Perched atop one waterfall is a sizable tree fern that outgrew its home in the conservatory at Seattle’s Volunteer Park. “You can have it if you come get it,” the staff there told Amazon.
The process has been all about assembling a unique collection of many varied species.
“This isn’t a shopping mall where we just replace plants every month,” Gagliardo said, standing beneath a cocoa tree. “We wanted a place that was comfortable for people and able to sustain a more permanent plant collection. I think in order to sustain people’s interest, we have to show them plants they can relate to.”
Amazonians will also be able to relate to the food and drink available inside the building. Seattle chef and restauranteur Renee Erickson is providing food services in the Spheres with another of her General Porpoise doughnut and coffee locations, and a ground-floor counter that provides lunch items.

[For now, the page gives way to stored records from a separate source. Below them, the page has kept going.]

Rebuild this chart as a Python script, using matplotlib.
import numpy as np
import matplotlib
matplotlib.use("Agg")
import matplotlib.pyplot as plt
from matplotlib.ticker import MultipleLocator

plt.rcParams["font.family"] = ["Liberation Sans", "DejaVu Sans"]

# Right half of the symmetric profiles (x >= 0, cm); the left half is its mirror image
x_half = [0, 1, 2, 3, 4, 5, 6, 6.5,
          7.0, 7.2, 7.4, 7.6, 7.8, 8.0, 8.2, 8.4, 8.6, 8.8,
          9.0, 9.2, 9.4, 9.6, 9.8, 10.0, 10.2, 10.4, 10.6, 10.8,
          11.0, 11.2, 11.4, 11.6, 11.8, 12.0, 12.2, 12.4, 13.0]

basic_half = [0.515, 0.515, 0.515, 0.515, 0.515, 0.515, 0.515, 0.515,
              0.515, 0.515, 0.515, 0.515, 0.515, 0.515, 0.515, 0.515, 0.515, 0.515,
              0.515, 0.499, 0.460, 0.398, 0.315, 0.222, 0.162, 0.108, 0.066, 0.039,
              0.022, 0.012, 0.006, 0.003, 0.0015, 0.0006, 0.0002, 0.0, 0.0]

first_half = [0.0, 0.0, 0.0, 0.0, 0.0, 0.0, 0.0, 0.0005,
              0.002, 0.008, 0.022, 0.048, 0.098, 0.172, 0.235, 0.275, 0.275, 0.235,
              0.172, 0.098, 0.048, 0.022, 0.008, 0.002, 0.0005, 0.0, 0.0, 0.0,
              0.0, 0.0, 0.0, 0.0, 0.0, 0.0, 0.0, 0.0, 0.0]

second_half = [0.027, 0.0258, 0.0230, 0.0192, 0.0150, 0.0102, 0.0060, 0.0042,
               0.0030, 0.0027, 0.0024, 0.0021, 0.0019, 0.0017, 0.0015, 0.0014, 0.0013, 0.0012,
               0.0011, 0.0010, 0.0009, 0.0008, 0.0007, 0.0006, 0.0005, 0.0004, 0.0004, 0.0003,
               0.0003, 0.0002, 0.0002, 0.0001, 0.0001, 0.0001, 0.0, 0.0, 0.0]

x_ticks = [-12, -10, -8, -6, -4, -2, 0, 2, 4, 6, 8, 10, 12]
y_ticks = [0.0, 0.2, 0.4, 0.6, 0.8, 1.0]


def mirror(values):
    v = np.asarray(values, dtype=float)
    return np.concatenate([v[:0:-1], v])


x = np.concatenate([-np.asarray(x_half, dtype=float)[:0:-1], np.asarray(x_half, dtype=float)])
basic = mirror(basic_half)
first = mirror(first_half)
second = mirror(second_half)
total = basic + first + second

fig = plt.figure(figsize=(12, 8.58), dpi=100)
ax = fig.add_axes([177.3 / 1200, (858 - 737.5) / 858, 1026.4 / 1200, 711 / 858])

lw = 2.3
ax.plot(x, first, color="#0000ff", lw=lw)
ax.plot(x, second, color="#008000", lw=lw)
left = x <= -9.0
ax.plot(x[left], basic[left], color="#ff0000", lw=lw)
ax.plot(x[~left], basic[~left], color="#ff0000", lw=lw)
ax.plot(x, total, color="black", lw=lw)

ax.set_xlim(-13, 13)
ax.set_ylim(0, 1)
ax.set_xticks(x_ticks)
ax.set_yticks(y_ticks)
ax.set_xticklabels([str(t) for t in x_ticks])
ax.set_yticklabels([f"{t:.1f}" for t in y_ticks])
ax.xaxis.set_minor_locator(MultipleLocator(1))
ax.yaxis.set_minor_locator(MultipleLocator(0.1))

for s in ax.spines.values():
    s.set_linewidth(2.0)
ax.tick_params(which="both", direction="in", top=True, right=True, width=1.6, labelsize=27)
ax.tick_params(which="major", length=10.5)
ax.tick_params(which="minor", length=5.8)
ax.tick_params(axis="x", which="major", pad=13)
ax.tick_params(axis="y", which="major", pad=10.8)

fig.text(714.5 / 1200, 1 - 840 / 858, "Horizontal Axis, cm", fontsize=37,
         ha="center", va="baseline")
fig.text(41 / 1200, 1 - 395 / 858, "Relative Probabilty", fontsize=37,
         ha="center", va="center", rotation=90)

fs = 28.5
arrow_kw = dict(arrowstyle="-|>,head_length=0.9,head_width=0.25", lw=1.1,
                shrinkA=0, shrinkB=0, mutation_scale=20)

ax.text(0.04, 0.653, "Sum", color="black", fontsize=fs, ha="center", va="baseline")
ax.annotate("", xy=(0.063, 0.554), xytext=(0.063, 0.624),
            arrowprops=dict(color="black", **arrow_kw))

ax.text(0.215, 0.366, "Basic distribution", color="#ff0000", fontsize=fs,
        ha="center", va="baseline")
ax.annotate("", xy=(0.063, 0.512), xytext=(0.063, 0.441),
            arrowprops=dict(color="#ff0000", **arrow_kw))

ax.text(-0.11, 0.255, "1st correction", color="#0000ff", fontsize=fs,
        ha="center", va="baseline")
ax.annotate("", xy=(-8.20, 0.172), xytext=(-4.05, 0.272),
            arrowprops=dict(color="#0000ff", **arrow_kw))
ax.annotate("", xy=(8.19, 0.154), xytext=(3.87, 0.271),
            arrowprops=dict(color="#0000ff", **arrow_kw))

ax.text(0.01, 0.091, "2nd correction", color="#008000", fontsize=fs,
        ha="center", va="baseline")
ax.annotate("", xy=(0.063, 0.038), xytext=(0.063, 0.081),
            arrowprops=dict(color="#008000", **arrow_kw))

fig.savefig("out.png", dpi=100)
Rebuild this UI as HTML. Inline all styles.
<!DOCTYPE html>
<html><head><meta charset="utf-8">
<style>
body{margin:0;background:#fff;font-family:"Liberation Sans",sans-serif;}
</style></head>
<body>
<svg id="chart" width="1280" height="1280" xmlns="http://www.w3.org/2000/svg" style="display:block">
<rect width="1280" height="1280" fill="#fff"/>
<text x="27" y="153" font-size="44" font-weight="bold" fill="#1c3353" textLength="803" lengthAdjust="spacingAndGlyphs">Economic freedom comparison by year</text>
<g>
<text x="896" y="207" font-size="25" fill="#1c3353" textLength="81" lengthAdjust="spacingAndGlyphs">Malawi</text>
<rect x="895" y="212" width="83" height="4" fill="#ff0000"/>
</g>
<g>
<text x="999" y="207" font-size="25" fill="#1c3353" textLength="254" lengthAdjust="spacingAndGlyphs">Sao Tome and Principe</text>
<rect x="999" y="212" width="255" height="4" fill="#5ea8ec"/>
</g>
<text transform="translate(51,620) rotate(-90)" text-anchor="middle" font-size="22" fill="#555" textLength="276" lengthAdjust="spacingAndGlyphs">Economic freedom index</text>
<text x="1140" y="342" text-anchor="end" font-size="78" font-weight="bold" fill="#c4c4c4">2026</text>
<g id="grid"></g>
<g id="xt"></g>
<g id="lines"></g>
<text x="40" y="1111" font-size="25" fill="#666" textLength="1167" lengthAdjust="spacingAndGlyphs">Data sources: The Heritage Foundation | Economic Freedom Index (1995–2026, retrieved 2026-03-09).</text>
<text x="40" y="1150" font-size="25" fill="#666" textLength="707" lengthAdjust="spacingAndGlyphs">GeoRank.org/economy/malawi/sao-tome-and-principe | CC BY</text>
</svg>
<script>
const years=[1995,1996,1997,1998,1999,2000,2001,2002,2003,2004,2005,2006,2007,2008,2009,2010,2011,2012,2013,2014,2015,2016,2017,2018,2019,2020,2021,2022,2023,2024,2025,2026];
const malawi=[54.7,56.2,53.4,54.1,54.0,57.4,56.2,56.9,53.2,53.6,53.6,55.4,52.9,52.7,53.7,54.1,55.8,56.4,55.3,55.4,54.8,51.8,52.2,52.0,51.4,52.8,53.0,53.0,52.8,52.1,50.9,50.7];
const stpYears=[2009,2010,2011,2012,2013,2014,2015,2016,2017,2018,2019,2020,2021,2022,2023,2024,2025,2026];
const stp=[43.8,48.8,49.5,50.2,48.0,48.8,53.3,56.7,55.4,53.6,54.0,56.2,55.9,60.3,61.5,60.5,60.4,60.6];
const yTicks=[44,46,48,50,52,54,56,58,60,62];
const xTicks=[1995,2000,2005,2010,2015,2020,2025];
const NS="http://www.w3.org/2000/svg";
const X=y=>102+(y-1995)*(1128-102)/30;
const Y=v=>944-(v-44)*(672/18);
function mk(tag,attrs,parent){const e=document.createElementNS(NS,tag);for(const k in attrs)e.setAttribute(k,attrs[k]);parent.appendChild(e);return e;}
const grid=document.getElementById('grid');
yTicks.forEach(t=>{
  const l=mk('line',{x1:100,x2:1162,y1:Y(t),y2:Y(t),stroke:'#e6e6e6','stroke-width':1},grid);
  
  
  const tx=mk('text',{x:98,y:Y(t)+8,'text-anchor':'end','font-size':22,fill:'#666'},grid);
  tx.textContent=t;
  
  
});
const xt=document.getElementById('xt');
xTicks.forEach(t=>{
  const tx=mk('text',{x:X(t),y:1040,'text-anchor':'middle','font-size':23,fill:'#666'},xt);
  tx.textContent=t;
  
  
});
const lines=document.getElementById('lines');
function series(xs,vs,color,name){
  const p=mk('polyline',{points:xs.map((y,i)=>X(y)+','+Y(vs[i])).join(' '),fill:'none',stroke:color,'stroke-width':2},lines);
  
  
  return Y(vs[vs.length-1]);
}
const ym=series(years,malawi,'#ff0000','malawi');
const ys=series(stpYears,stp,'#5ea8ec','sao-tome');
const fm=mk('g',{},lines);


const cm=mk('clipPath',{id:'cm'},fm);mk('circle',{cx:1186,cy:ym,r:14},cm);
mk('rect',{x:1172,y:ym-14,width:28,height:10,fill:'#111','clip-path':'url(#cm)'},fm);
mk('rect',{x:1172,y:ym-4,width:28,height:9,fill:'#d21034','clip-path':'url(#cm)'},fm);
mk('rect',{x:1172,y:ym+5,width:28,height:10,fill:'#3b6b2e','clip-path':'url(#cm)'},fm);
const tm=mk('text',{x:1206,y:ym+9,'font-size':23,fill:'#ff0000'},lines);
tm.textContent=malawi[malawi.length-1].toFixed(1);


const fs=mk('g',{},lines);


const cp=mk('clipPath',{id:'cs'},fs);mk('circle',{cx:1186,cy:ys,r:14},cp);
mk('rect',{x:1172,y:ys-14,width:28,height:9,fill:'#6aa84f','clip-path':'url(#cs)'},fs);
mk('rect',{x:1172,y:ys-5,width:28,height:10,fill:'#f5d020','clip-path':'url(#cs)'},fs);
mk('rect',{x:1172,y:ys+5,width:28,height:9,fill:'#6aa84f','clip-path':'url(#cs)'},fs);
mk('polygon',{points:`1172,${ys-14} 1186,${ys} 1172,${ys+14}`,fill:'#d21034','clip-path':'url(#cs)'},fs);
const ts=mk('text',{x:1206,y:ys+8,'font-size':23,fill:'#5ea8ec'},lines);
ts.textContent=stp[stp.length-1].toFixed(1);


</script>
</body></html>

There is a restaurant and bar planned, also under Erickson’s name, that will be open to the public. And Understory, on Seventh Avenue, will further convey the story to the public by using photographs and videos to describe how the Spheres came to be and what’s happening inside now.
So what do the Spheres ultimately say to the Amazonians who they were designed for? And what do they say to the people who don’t work for the tech giant?
“This is why you work for us”? or “Here’s another reason why you should work for us”?
“I think it says both,” Schoettler said. “As you know, we invested an awful lot in our urban campus. And we could have gone to the suburbs and we could have taken some farmland and knocked down some trees and we would have been more out in natural surroundings.
“We decided to bring nature into the city and create this amazing space.”